What Biden and Trump (and Spanish Prime Minister Pedro Sánchez) agree on
What today is considered acceptable protectionism would have been scorned as economic nationalism a few years ago
I have often wondered what would have happened if a program like the Inflation Reduction Act, that macro stimulus package pushed by the United States to give momentum to the green transition, propelling American industry (Made in America) in the face of foreign products, had been passed by Donald Trump instead of Joe Biden. Or how the $8.5 billion in direct public aid, in addition to loans and tax breaks, which the Democrat has just granted Intel to set up microprocessor plants would have gone down in public opinion. Or what would have happened if Trump, and not Biden, had publicly and directly opposed an agreement for the purchase of the American company U.S. Steel by the Japanese company Nippon Steel, causing the American company’s shares to fall by up to 12% with his words alone.
The latter requires less imagination because it happened. In mid-March, the president of the United States shook the market when he publicly expressed his opposition to the Japanese company’s operation, despite coming from a firm from an ally country that has offered $14.9 billion for the iconic American steel company with 22,000 workers (its headquarters located in Pennsylvania, a crucial state in the November presidential elections).
“It is important that we maintain strong American steel companies powered by American steel workers,” Biden said on March 15, in a statement about which one could play a guessing game of who said what among politicians of diverse profiles. A couple of months earlier, Republican Donald Trump said that, if he won the election and became president again, he would block the transaction immediately.
Biden and Trump do not even agree on where the sun rises, but the offer that a foreign industrial giant made on a legendary U.S. manufacturing firm managed to align them, each in his own way; it is a sign of the times. Last week, Brussels succeeded in getting a Chinese railway company, CRRC Qingdao Sifang Locomotive, to withdraw a public bid in Hungary after opening an investigation for illegal subsidies.
In Spain, the government has publicly expressed its discomfort with the offer that the Hungarian company Magyar formalized yesterday for the emblematic train company Talgo, amid suspicions that it has ties to Russia. It has also opted to return to the telecommunications company Telefónica, 26 years after its privatization, as a reaction to the entry of STC, the provider controlled by the Saudi sovereign wealth fund, into the company.

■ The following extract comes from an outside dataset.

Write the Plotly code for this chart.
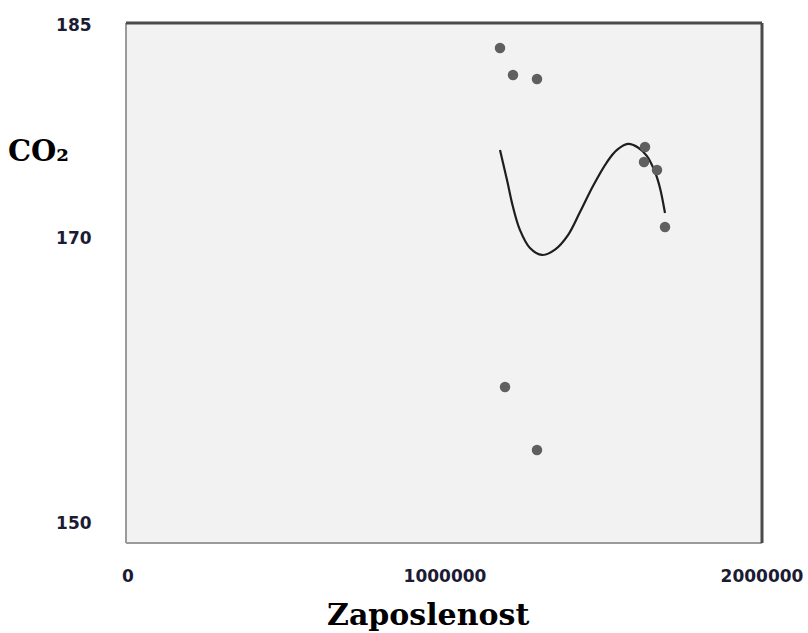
import plotly.graph_objects as go

# Scatter data (employment vs CO2)
emp_points = [1173500, 1214500, 1290200, 1630900, 1627800, 1668800, 1694000, 1189300, 1290200]
co2_points = [183.38, 181.49, 181.21, 176.43, 175.37, 174.81, 170.80, 159.56, 155.13]

# Polynomial trend line
trend_x = [1173500, 1195600, 1214500, 1236600, 1268100, 1306000, 1347000, 1388000,
           1425900, 1466900, 1511000, 1542600, 1577300, 1608800, 1637200, 1662500,
           1678200, 1694000]
trend_y = [176.22, 174.11, 172.21, 170.59, 169.33, 168.84, 169.22, 170.24,
           171.86, 173.69, 175.37, 176.22, 176.64, 176.39, 175.79, 174.67,
           173.55, 171.79]

x_ticks = [0, 1000000, 2000000]
x_ticktext = ["0", "1000000", "2000000"]
y_ticks = [150, 170, 185]
y_ticktext = ["150", "170", "185"]

x_title = "Zaposlenost"
y_title = "CO₂"

fig = go.Figure()
fig.add_trace(go.Scatter(x=trend_x, y=trend_y, mode="lines",
                         line=dict(color="#1e1e1e", width=2.2, shape="spline", smoothing=1.0),
                         hoverinfo="skip", showlegend=False))
fig.add_trace(go.Scatter(x=emp_points, y=co2_points, mode="markers",
                         marker=dict(color="#5f5f5f", size=10.5, line=dict(width=0)), showlegend=False))

tick_font = dict(family="DejaVu Sans", size=17, color="#1b1b33", weight="bold")

fig.update_layout(
    width=808, height=633,
    margin=dict(l=126, r=46, t=23, b=90),
    paper_bgcolor="white",
    plot_bgcolor="#f2f2f2",
    xaxis=dict(range=[-6309, 2000000], tickvals=x_ticks, ticktext=x_ticktext,
               showgrid=False, zeroline=False, showline=False, automargin=False,
               ticks="outside", ticklen=18, tickcolor="rgba(0,0,0,0)",
               tickfont=tick_font),
    yaxis=dict(range=[148.60, 185.14], tickvals=y_ticks, ticktext=y_ticktext,
               showgrid=False, zeroline=False, showline=False, automargin=False,
               ticks="outside", ticklen=30, tickcolor="rgba(0,0,0,0)",
               tickfont=tick_font),
    shapes=[
        # left and bottom borders (lighter)
        dict(type="line", xref="paper", yref="paper", x0=0, x1=0, y0=0, y1=1, line=dict(color="#9a9a9a", width=2)),
        dict(type="line", xref="paper", yref="paper", x0=0, x1=1, y0=0, y1=0, line=dict(color="#9a9a9a", width=2)),
        # top and right borders (darker)
        dict(type="line", xref="paper", yref="paper", x0=0, x1=1, y0=1, y1=1, line=dict(color="#4a4a4a", width=3)),
        dict(type="line", xref="paper", yref="paper", x0=1, x1=1, y0=0, y1=1, line=dict(color="#4a4a4a", width=3)),
    ],
    annotations=[
        dict(text=y_title, xref="paper", yref="paper", x=-0.138, y=0.754, xanchor="center", yanchor="middle",
             showarrow=False, font=dict(family="DejaVu Serif", size=29, color="black", weight="bold")),
        dict(text=x_title, xref="paper", yref="paper", x=0.475, y=-0.138, xanchor="center", yanchor="middle",
             showarrow=False, font=dict(family="DejaVu Serif", size=30, color="black", weight="bold")),
    ],
)

fig.write_html("out.html")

Japan’s offer is not suspected of having ties to Russia, nor does it come from a regime like that of Mohammed bin Salman, but it strikes a chord with citizens in the United States (and half of the world) today. It is hard to imagine that the Endesa — a Spanish multinational electric company — takeover and counter-takeover affair would have had the same outcome today as it did in 2009: it became a subsidiary of an Italian company (Enel) that sold its entire Latin American business.
What would have been scorned as economic nationalism 15, 10 or even five years ago is now considered acceptable protectionism of each country’s strategic interests, a trend exacerbated by the pandemic, geopolitical tensions and the impoverishment of the middle class, partly due to the deindustrialization of economies.
Many in the United States and Europe have been shaking their heads. Biden can be criticized for holding back an operation with purely sentimental arguments, since Nippon Steel promised to keep jobs and production in the United States and the American company is not what it used to be: it has gone down from 340,000 workers during World War II to just over 20,000 and is the third largest in the country, while the Japanese firm is the fourth largest in the world. But it is legitimate to think and react to the defensive steps that so many countries have taken, to the controlling shareholders you want in companies that manage your most basic networks and services, and to remember and fear the old factories of the American Midwest that have turned into empty shells.